In 2001, the Pennsylvania Department of Environmental Protection determined that Slab Cabin Run is impaired (i.e., not supporting the quantity or quality of aquatic life that is expected). Because there are two unnamed tributaries of Slab Cabin Run that flow through Musser Gap, there is concern that residential development within Musser Gap may further degrade the water quality of these two unnamed tributaries and therefore Slab Cabin Run.
The acquisition of Musser Gap will create a valuable recreational resource (hiking, biking, birding, hunting, trapping, horseback riding, etc.) for the residents and visitors of the Centre Region that emulates Galbraith and Shingletown Gaps.
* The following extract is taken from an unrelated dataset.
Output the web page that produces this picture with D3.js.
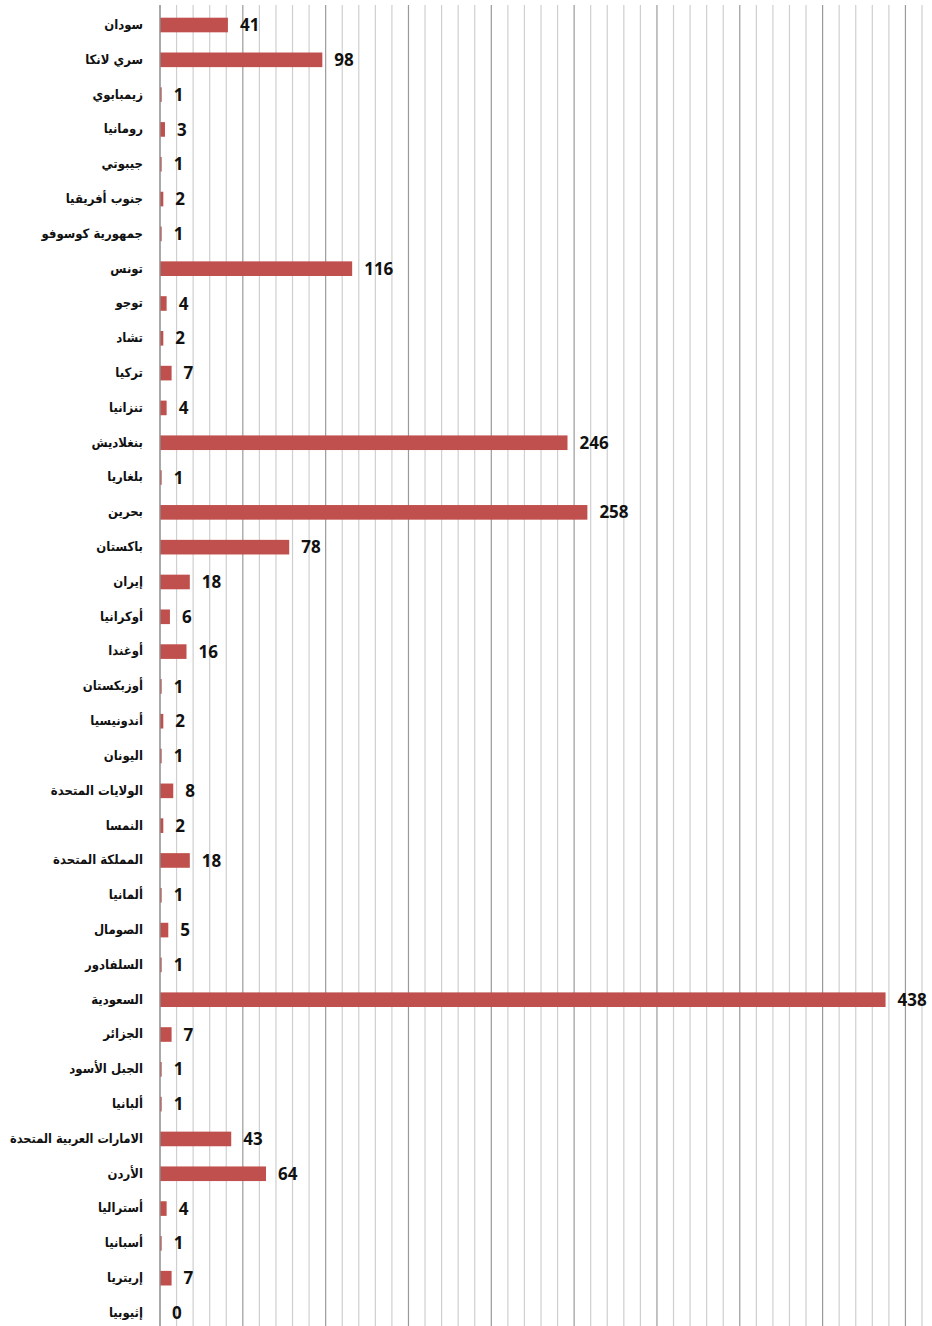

A Musser Gap Forest Gateway will provide new access to the existing trail systems in Shingletown Gap and Rothrock State Forest (e.g., Mid-State Trail, Musser Gap Trail, etc.) and alleviate the current over-use of the Shingletown Gap trail system.
Our community identity is closely linked with the open valleys cradled by forested ridges that provide the backdrop to our lives. By protecting this part of the Tussey Mountain viewscape, we hold on to a piece of what makes it so nice to live in central Pennsylvania.